During this time Blencoe was subjected to vast media coverage that contributed to the ruin of his career, and to his and his family's social and psychological hardship.

==Judicial history==

Blencoe challenged the delay of the Human Rights Commission in the British Columbia Supreme Court on the basis of denial of natural justice. The court dismissed his challenge.

Blencoe appealed to the British Columbia Court of Appeal on the basis that the delay of the hearing for over 30 months was a violation of his right to "security of person" under section 7 of the Charter. The Court found in favour of Blencoe and ordered the charges against him to be stayed. The Court held that the delay stigmatized him and caused undue harm to him and his family, which violated his rights under section 7 of the Charter.

The issues appealed to the Supreme Court were:
1. Whether the delay violated Blencoe's section 7 rights.
2. Whether the delay violated the administrative law rule against undue delay.

In a five-to-four decision, the Court overturned the decision of the Court of Appeal, and held that the delay did not violate the Charter or administrative law.

==Reasons of the court==
Justice Bastarache, writing for the majority, dismissed Blencoe's claim and held that the tribunal should proceed.

===Section 7===
Justice Bastarache examines the applicability of section 7. He finds that section 7 can extend "beyond the sphere of criminal law, at least where there is 'state action which directly engages the justice system and its administration'."

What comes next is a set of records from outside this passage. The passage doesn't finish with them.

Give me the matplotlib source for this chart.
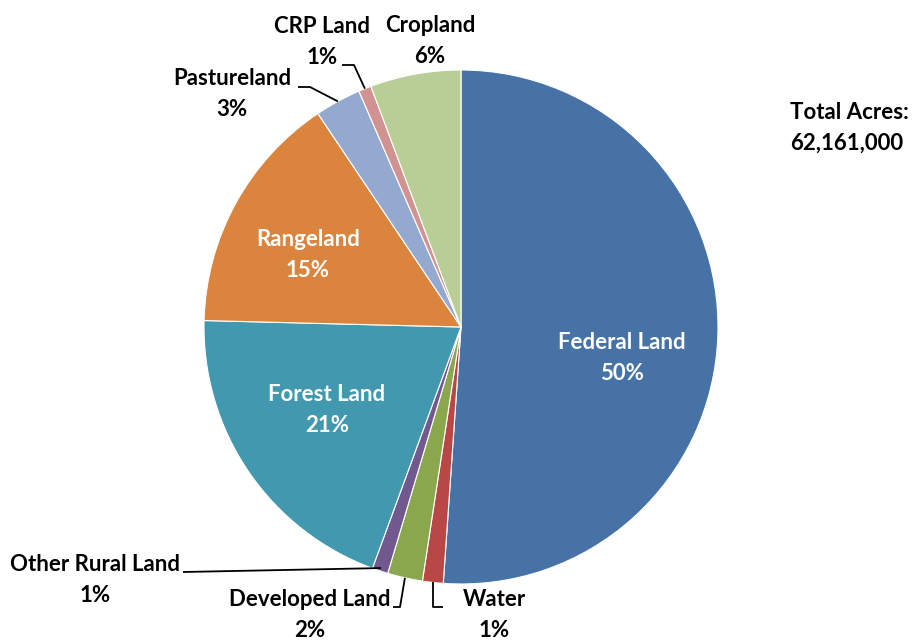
"""Land use pie chart: share of total acres by land type."""

import matplotlib
matplotlib.use('Agg')

import numpy as np
import matplotlib.pyplot as plt

# ── Data ────────────────────────────────────────────────────────────────────
categories = ['Federal Land', 'Water', 'Developed Land', 'Other Rural Land',
              'Forest Land', 'Rangeland', 'Pastureland', 'CRP Land', 'Cropland']
shares = [51.1, 1.3, 2.2, 1.0, 19.8, 15.2, 2.9, 0.8, 5.7]   # percent
pct_labels = ['50%', '1%', '2%', '1%', '21%', '15%', '3%', '1%', '6%']
total_acres = '62,161,000'

colors = ['#4672A6', '#B94745', '#8AA74E', '#71588F', '#4198AF',
          '#DB843D', '#93A9D0', '#D09392', '#B9CD97']

plt.rcParams['font.family'] = ['Lato', 'DejaVu Sans']

W, H = 923, 640
CX, CY, R = 461, 640 - 327, 257


def rim(theta_deg, r=R):
    t = np.radians(theta_deg)
    return CX + r * np.cos(t), CY + r * np.sin(t)


def main() -> None:
    fig = plt.figure(figsize=(W / 100, H / 100), dpi=100)
    ax = fig.add_axes([0, 0, 1, 1])

    wedges, _ = ax.pie(shares, colors=colors, startangle=90, counterclock=False,
                       center=(CX, CY), radius=R, frame=True,
                       wedgeprops=dict(edgecolor='white', linewidth=0.8))
    ax.set_xlim(0, W)
    ax.set_ylim(0, H)
    ax.set_aspect('equal')
    ax.axis('off')

    fs = 16
    ls = 1.55
    inside = {0: (622, 640 - 358), 4: (327, 640 - 410), 5: (308, 640 - 255)}
    for i, (x, y) in inside.items():
        ax.text(x, y, f"{categories[i]}\n{pct_labels[i]}", ha='center', va='center',
                fontsize=fs, fontweight='bold', color='white', linespacing=ls)

    outside = {8: (430, 640 - 41), 7: (322, 640 - 42), 6: (232, 640 - 94),
               3: (95, 640 - 580), 2: (310, 640 - 615), 1: (494, 640 - 615)}
    for i, (x, y) in outside.items():
        ax.text(x, y, f"{categories[i]}\n{pct_labels[i]}", ha='center', va='center',
                fontsize=fs, fontweight='bold', color='black', linespacing=ls)

    # leader lines (label side -> slice rim)
    def mid(i):
        w = wedges[i]
        return (w.theta1 + w.theta2) / 2

    lk = dict(color='black', lw=1.3, solid_capstyle='butt')
    x, y = rim(mid(7))
    ax.plot([342, 354, x], [640 - 65, 640 - 65, y], **lk)
    x, y = rim(mid(6))
    ax.plot([298, 310, x], [640 - 87, 640 - 87, y], **lk)
    x, y = rim(mid(3), R - 3)
    ax.plot([183, x], [640 - 572, y], **lk)
    x, y = rim(mid(2))
    ax.plot([393, 400, x], [640 - 607, 640 - 607, y], **lk)
    x, y = rim(mid(1))
    ax.plot([x, x, x + 10], [y, 640 - 607, 640 - 607], **lk)

    ax.text(790, 640 - 128, f"Total Acres:\n{total_acres}", ha='left', va='center',
            fontsize=fs, fontweight='bold', color='black', linespacing=ls)

    fig.savefig('out.png', dpi=100, facecolor='white')
    plt.close(fig)


if __name__ == "__main__":
    main()
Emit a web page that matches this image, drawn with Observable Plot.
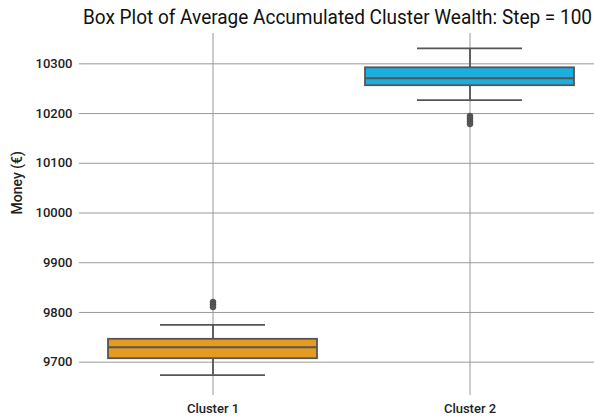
<!DOCTYPE html>
<html><head><meta charset="utf-8">
<script src="https://cdn.jsdelivr.net/npm/d3@7"></script>
<script src="https://cdn.jsdelivr.net/npm/@observablehq/plot@0.6"></script>
<style>
html,body{margin:0;padding:0;background:#fff;}
#wrap{position:relative;width:594px;height:416px;overflow:hidden;}
#title{position:absolute;left:83px;top:7px;white-space:nowrap;font-family:Roboto,"Noto Sans",sans-serif;font-size:20px;color:#111;transform-origin:0 0;line-height:1;}
</style>
</head><body>
<div id="wrap"><div id="title">Box Plot of Average Accumulated Cluster Wealth: Step = 100</div></div>
<script>
const clusters = ["Cluster 1", "Cluster 2"];
const boxColors = ["#E39B22", "#1DAEE0"];
const q1 = [9707, 10256];
const median = [9730, 10271];
const q3 = [9746, 10292];
const whiskerLow = [9674, 10227];
const whiskerHigh = [9775, 10331];
const outlierCluster = ["Cluster 1", "Cluster 1", "Cluster 1", "Cluster 2", "Cluster 2", "Cluster 2", "Cluster 2"];
const outlierValue = [9821, 9816, 9811, 10195, 10190, 10184, 10179];
const yTicks = [9700, 9800, 9900, 10000, 10100, 10200, 10300];

const boxes = clusters.map((c, i) => ({c, q1: q1[i], med: median[i], q3: q3[i], lo: whiskerLow[i], hi: whiskerHigh[i], color: boxColors[i]}));
const outliers = outlierCluster.map((c, i) => ({c, v: outlierValue[i]}));

const lineCol = "#555";
const chart = Plot.plot({
  width: 594,
  height: 416,
  marginLeft: 79,
  marginRight: 0,
  marginTop: 33,
  marginBottom: 21,
  style: {fontFamily: "Roboto, 'Noto Sans', sans-serif", fontSize: "13px", color: "#222", background: "transparent"},
  x: {type: "band", domain: clusters, range: [84, 598], padding: 0},
  y: {domain: [9633, 10361]},
  marks: [
    Plot.gridY(yTicks, {stroke: "#999", strokeOpacity: 1, strokeWidth: 1}),
    Plot.gridX(clusters, {stroke: "#999", strokeOpacity: 1, strokeWidth: 1}),
    Plot.axisY(yTicks, {tickSize: 0, tickPadding: 7, tickFormat: d3.format("d"), label: null, fontWeight: 500}),
    Plot.text(["Money (€)"], {frameAnchor: "left", dx: -62, rotate: -90, fontSize: 14, fontWeight: 500, fill: "#222"}),
    Plot.axisX(clusters, {tickSize: 0, tickPadding: 8, label: null, fontWeight: 500}),
    Plot.ruleX(boxes, {x: "c", y1: "lo", y2: "q1", stroke: lineCol, strokeWidth: 1.8}),
    Plot.ruleX(boxes, {x: "c", y1: "q3", y2: "hi", stroke: lineCol, strokeWidth: 1.8}),
    Plot.tickY(boxes, {x: "c", y: "lo", stroke: lineCol, strokeWidth: 1.8, insetLeft: 76, insetRight: 76}),
    Plot.tickY(boxes, {x: "c", y: "hi", stroke: lineCol, strokeWidth: 1.8, insetLeft: 76, insetRight: 76}),
    Plot.barY(boxes, {x: "c", y1: "q1", y2: "q3", fill: "color", stroke: lineCol, strokeWidth: 1.8, insetLeft: 24, insetRight: 24}),
    Plot.tickY(boxes, {x: "c", y: "med", stroke: lineCol, strokeWidth: 1.8, insetLeft: 24, insetRight: 24}),
    Plot.dot(outliers, {x: "c", y: "v", r: 3, fill: lineCol, stroke: "#444", strokeWidth: 0.5})
  ]
});
document.getElementById("wrap").appendChild(chart);
const t = document.getElementById("title");
const w = t.getBoundingClientRect().width;
t.style.transform = `scaleX(${509 / w})`;
</script>
</body></html>
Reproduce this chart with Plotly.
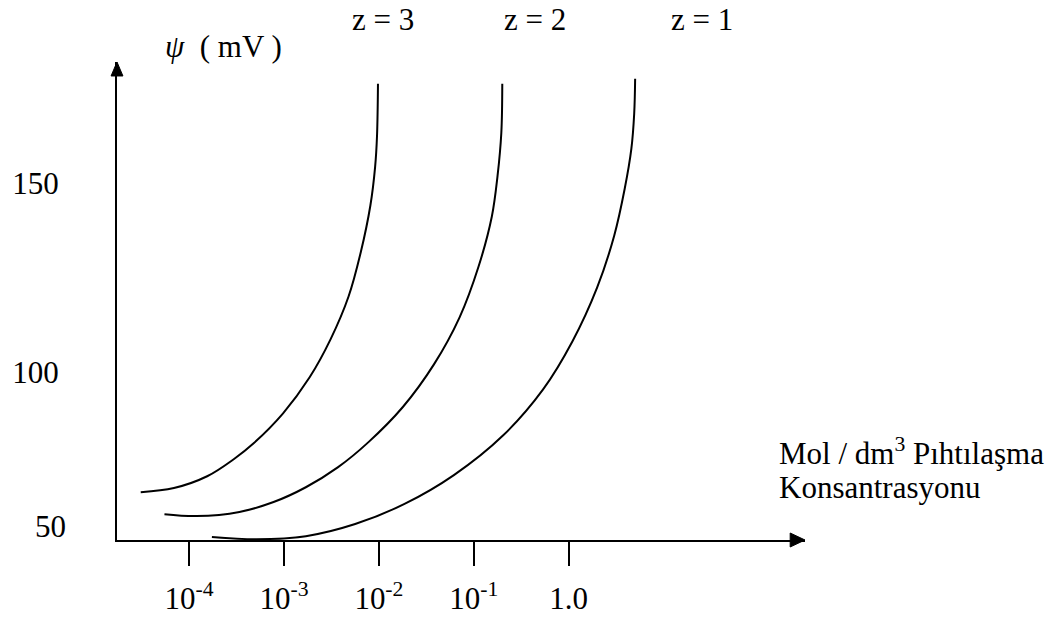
import plotly.graph_objects as go

# Horizontal axis: log10 of coagulation concentration (mol/dm3)
decades = [-4, -3, -2, -1, 0]
decade_labels = ["10<sup>-4</sup>", "10<sup>-3</sup>", "10<sup>-2</sup>",
                 "10<sup>-1</sup>", "1.0"]

# Vertical axis: surface potential psi (mV); the origin is marked 50
psi_ticks = [100, 150]
psi_labels = ["100", "150"]
origin_label = "50"

# Critical coagulation curves for counter-ion valence z = 3, 2, 1
z3_logc = [-4.51, -4.16, -3.81, -3.53, -3.32, -3.01, -2.73, -2.51, -2.32,
           -2.19, -2.09, -2.04, -2.02, -2.01]
z3_psi = [68.4, 69.5, 72.6, 77.1, 81.3, 89.2, 98.7, 108.7, 120.0,
          131.8, 144.0, 154.2, 162.4, 176.1]

z2_logc = [-4.26, -3.92, -3.47, -3.11, -2.77, -2.43, -2.11, -1.75, -1.42,
           -1.15, -0.95, -0.81, -0.75, -0.71, -0.70]
z2_psi = [62.6, 62.1, 63.2, 65.8, 69.7, 75.0, 81.6, 90.8, 102.1,
          114.5, 127.9, 141.1, 151.8, 163.2, 176.1]

z1_logc = [-3.76, -3.29, -2.77, -2.25, -1.73, -1.21, -0.69, -0.27, 0.04,
           0.30, 0.48, 0.59, 0.66, 0.69, 0.70]
z1_psi = [56.6, 56.0, 56.8, 60.0, 65.3, 72.9, 83.4, 95.5, 108.2,
          122.4, 136.1, 148.4, 158.9, 168.2, 177.4]

curve_labels = ["z = 3", "z = 2", "z = 1"]

# Page and plot-area geometry (pixels)
W, H = 1064, 628
LEFT, RIGHT, TOP, BOTTOM = 109, 805, 62, 541
PW, PH = RIGHT - LEFT, BOTTOM - TOP

X_RANGE = [-4.76, 2.49]
Y_RANGE = [55.79, 181.84]

FONT = "Liberation Serif, Times New Roman, serif"
FS = 31


def px_x(px):
    return (px - LEFT) / PW


def px_y(py):
    return (BOTTOM - py) / PH


fig = go.Figure()
for xs, ys in [(z3_logc, z3_psi), (z2_logc, z2_psi), (z1_logc, z1_psi)]:
    fig.add_trace(go.Scatter(x=xs, y=ys, mode="lines",
                             line=dict(color="black", width=2, shape="spline",
                                       smoothing=1.0),
                             hoverinfo="skip", showlegend=False))

# Arrowheads at the ends of both axes
head_len, head_half = 14, 6
up = (f"M {px_x(LEFT)} 1 L {px_x(LEFT - head_half)} {px_y(TOP + head_len)} "
      f"L {px_x(LEFT + head_half)} {px_y(TOP + head_len)} Z")
right = (f"M 1 {px_y(BOTTOM)} L {px_x(RIGHT - head_len - 1)} {px_y(BOTTOM - head_half - 1)} "
         f"L {px_x(RIGHT - head_len - 1)} {px_y(BOTTOM + head_half + 1)} Z")
shapes = [dict(type="path", xref="paper", yref="paper", path=p,
               fillcolor="black", line=dict(color="black", width=1))
          for p in (up, right)]

text_font = dict(family=FONT, size=FS, color="black")
annotations = []
# Curve labels along the top
for text, left_px in zip(curve_labels, [345, 498, 667]):
    annotations.append(dict(text=text, xref="paper", yref="paper",
                            x=px_x(left_px), y=px_y(19), xanchor="left",
                            yanchor="middle", showarrow=False, font=text_font))
# Label at the origin of the potential axis
annotations.append(dict(text=origin_label, xref="paper", yref="paper",
                        x=px_x(59), y=px_y(527), xanchor="right",
                        yanchor="middle", showarrow=False, font=text_font))
# Axis titles
annotations.append(dict(text="<i>ψ</i>  ( mV )", xref="paper", yref="paper",
                        x=px_x(156), y=px_y(46), xanchor="left", yanchor="middle",
                        showarrow=False, font=text_font))
annotations.append(dict(text="Mol / dm<sup>3</sup> Pıhtılaşma", xref="paper",
                        yref="paper", x=px_x(777), y=px_y(452), xanchor="left",
                        yanchor="middle", showarrow=False, font=text_font))
annotations.append(dict(text="Konsantrasyonu", xref="paper", yref="paper",
                        x=px_x(777), y=px_y(488), xanchor="left",
                        yanchor="middle", showarrow=False, font=text_font))

fig.update_layout(
    width=W, height=H,
    margin=dict(l=LEFT, r=W - RIGHT, t=TOP, b=H - BOTTOM, pad=0),
    paper_bgcolor="white", plot_bgcolor="white",
    shapes=shapes, annotations=annotations,
    xaxis=dict(range=X_RANGE, tickvals=decades, ticktext=decade_labels,
               showgrid=False, zeroline=False, showline=True, linecolor="black",
               linewidth=2, ticks="outside", ticklen=24, tickwidth=2,
               tickcolor="black", ticklabelstandoff=6,
               tickfont=text_font),
    yaxis=dict(range=Y_RANGE, tickvals=psi_ticks, ticktext=psi_labels,
               showgrid=False, zeroline=False, showline=True, linecolor="black",
               linewidth=2, ticks="", ticklabelstandoff=50,
               tickfont=text_font),
)

fig.write_html("out.html")
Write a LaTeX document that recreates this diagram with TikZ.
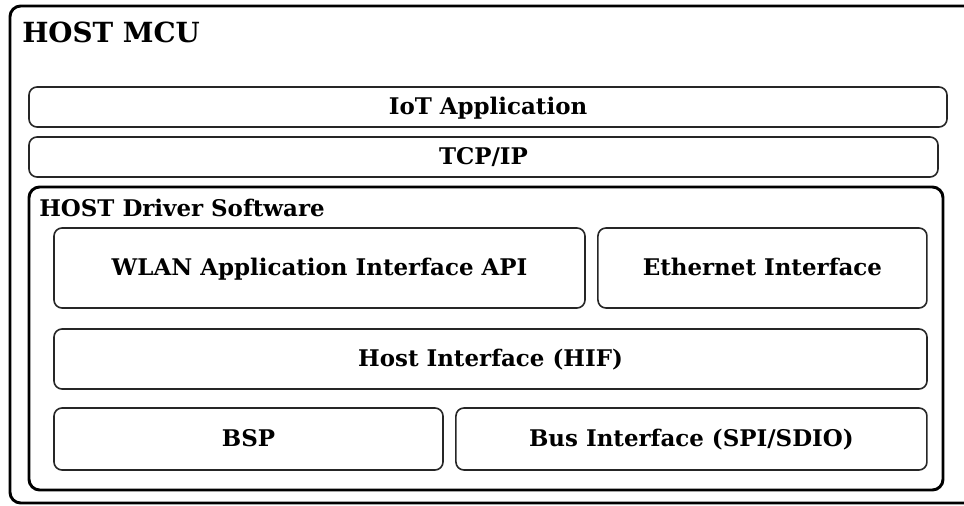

The process of analyzing section 7, states Bastarache, has two steps. First, it must be determined if there has been a violation of life, liberty, or security of person. Second, the violation must be shown to be contrary to the principles of fundamental justice.

Bastarache examined the meaning of "liberty" and "security of person". "Liberty", he argues, is related to personal autonomy. It is "engaged where state compulsions or prohibitions affect important and fundamental life choices." "Security of person" concerns psychological harm. It must be established that the state caused actual psychological harm, and that there have been serious injuries.

Considering Blencoe's claims, Bastarache found that there was no violation of liberty as the delay did not affect any fundamental life choices. There was also no violation of security of person as the harm was caused by the accusations not by the delay itself, which did not have much effect one way or another.

===Administrative delay===
The issue identified by Bastarache was "whether the delay in this case could amount to a denial of natural justice even where the respondent's ability to have a fair hearing has not been compromised." He dismissed the possibility that the trial was not fair as he saw no evidence to suggest that Blencoe was not able to provide a full answer and defence.

Bastarache considered whether the delay violated natural justice by causing serious harm to Blencoe. He found that the harm only amounted to personal hardship and was not serious.

He then considered whether the delay violated natural justice by bringing the Human Rights Commission into disrepute. The Court noted that many of the delays were contributed to by Blencoe or consented to by him. Consequently, the Commission was not brought into disrepute.

==Dissent==
Justice LeBel, in dissent, held that there was a violation of administrative law; however, he did not consider this to be a Charter issue.